Two neighborhood associations, Western Trails and Southwood, had submitted letters of non-opposition to the plans. Homeowners off Cactus Lane, however, want to see a driveway onto their street closed to through traffic given that the Traffic Impact Analysis had indicated a 310 percent increase in traffic.

 

“I did not mind the project,” said resident Joanne Ray. “I do mind the LO-MU-CO bringing us a driveway that comes straight off the church parking lot onto our street. We have four houses on Cactus Lane and one on Cimarron Lane that are going to be highly impacted. We have an elementary school, four churches, and a day care center within three blocks of us, and we’re bombarded with a lot of traffic and noise.”

 

Chair Betty Baker noted that the road closure request, valid or not, was not something to be addressed at a zoning hearing. Instead, it is an issue to be taken up at the site plan phase. Woodlawn’s site plan could be approved administratively, but it also looks like the church will seek a variance on sidewalks at the Board of Adjustment at some future date, Heimsath told the board.

 

Leann Land, president of the Western Trails Neighborhood Association, supported her neighbors while acknowledging Baker’s logic.

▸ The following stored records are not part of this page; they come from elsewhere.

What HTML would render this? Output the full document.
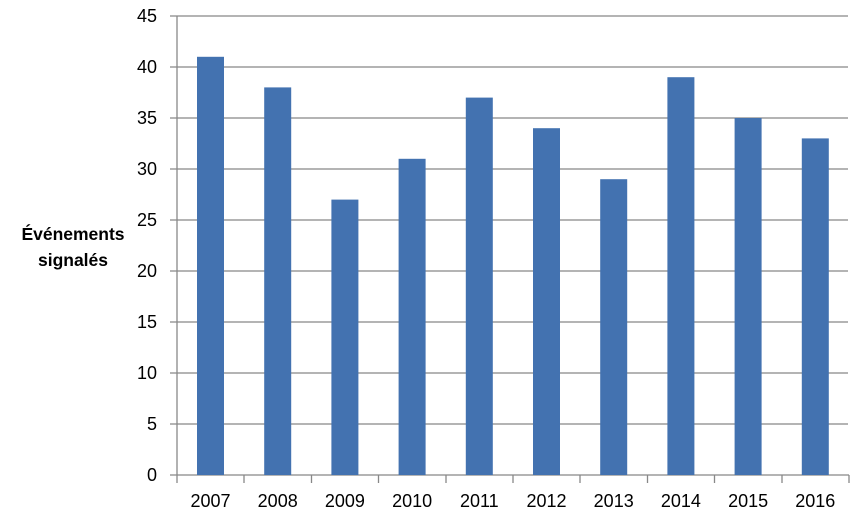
<!DOCTYPE html><html><head><style>body{margin:0;background:#fff}</style></head><body>
<svg width="864" height="524" xmlns="http://www.w3.org/2000/svg" font-family="Liberation Sans, sans-serif" font-size="18">
<g stroke="#888" stroke-width="1.3">
<line x1="170" y1="16" x2="848" y2="16"/><line x1="170" y1="67" x2="848" y2="67"/><line x1="170" y1="118" x2="848" y2="118"/><line x1="170" y1="169" x2="848" y2="169"/><line x1="170" y1="220" x2="848" y2="220"/><line x1="170" y1="271" x2="848" y2="271"/><line x1="170" y1="322" x2="848" y2="322"/><line x1="170" y1="373" x2="848" y2="373"/><line x1="170" y1="424" x2="848" y2="424"/>
<line x1="170" y1="475" x2="849" y2="475"/><line x1="177" y1="16" x2="177" y2="483"/>
<line x1="244" y1="475" x2="244" y2="483"/><line x1="311.5" y1="475" x2="311.5" y2="483"/><line x1="378.5" y1="475" x2="378.5" y2="483"/><line x1="446" y1="475" x2="446" y2="483"/><line x1="513" y1="475" x2="513" y2="483"/><line x1="580" y1="475" x2="580" y2="483"/><line x1="647.5" y1="475" x2="647.5" y2="483"/><line x1="714.5" y1="475" x2="714.5" y2="483"/><line x1="782" y1="475" x2="782" y2="483"/><line x1="849" y1="475" x2="849" y2="483"/>
</g>
<g fill="#4372b0">
<rect x="197" y="56.8" width="27" height="418.2"/><rect x="264.2" y="87.4" width="27" height="387.6"/><rect x="331.4" y="199.6" width="27" height="275.4"/><rect x="398.6" y="158.8" width="27" height="316.2"/><rect x="465.8" y="97.6" width="27" height="377.4"/><rect x="533" y="128.2" width="27" height="346.8"/><rect x="600.2" y="179.2" width="27" height="295.8"/><rect x="667.4" y="77.2" width="27" height="397.8"/><rect x="734.6" y="118" width="27" height="357"/><rect x="801.8" y="138.4" width="27" height="336.6"/>
</g>
<g text-anchor="end" fill="#000">
<text x="157" y="22">45</text><text x="157" y="73">40</text><text x="157" y="124">35</text><text x="157" y="175">30</text><text x="157" y="226">25</text><text x="157" y="277">20</text><text x="157" y="328">15</text><text x="157" y="379">10</text><text x="157" y="430">5</text><text x="157" y="481">0</text>
</g>
<g text-anchor="middle">
<text x="210.5" y="507">2007</text><text x="277.7" y="507">2008</text><text x="344.9" y="507">2009</text><text x="412.1" y="507">2010</text><text x="479.3" y="507">2011</text><text x="546.5" y="507">2012</text><text x="613.7" y="507">2013</text><text x="680.9" y="507">2014</text><text x="748.1" y="507">2015</text><text x="815.3" y="507">2016</text>
<text x="73" y="240" font-weight="bold" font-size="17.5">Événements</text><text x="73" y="266" font-weight="bold" font-size="17.5">signalés</text>
</g>
</svg></body></html>
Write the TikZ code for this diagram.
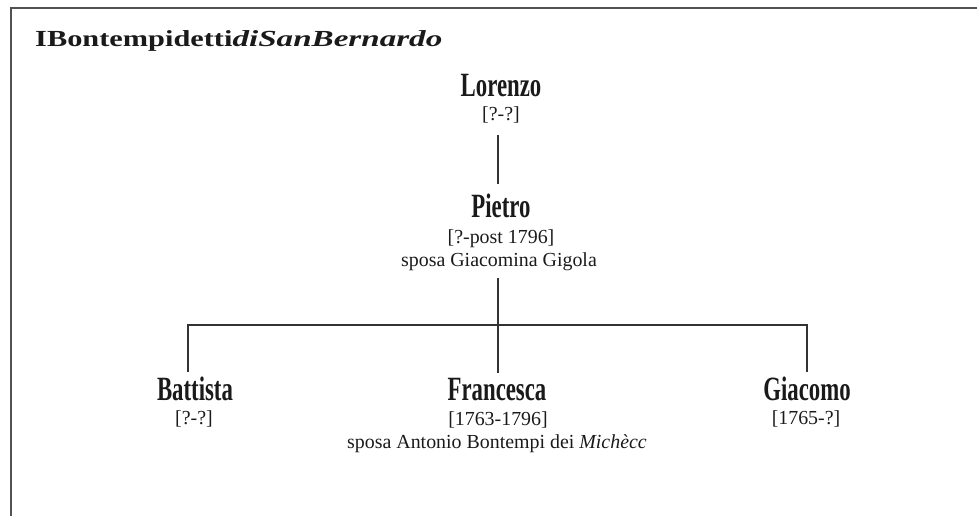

Land said it was important for neighbors to register their concerns early in the process.

 

“We felt real strongly that this (closure) would make us feel a lot better and cut down the traffic,” Land said of the closure of the church driveway. “We want a nice church, but we also want what’s best for our neighbors.”

 

Early in the discussion, Baker raised questions about impervious cover. Current impervious cover on the site, with SF-3 zoning, sits at 45 percent. Bumped up to NO, or neighborhood office, that cover would be 60 percent. The more intense LO, or limited office, is 70 percent.

 

That early information led Baker to ask: Just what is the proposed impervious cover of the new campus? Heimsath noted the configuration of the new campus is at 61 or 62 percent, which includes the gutting of an existing building on which the new sanctuary would be placed, the enclosing of existing open space breezeways between existing campus buildings, and pushing open space to the outer edge of the property, where residential lots will be created and sold.

 

Zoning also puts certain constraints on the CO, or conditional overlay, of the property. While Woodlawn was willing to limit its conditional use to religious assembly, the conditional overlay cannot be limited to a single use. So the final CO on the property included both single family and religious assembly uses.

 

While this did cause neighbors on Cactus Lane a bit of discomfort, Baker noted that any new or different uses under the CO would have to come back to ZAP.

 

ZAP approved the change unanimously, with Teresa Rabago absent from the meeting. The case will now go to the City Council.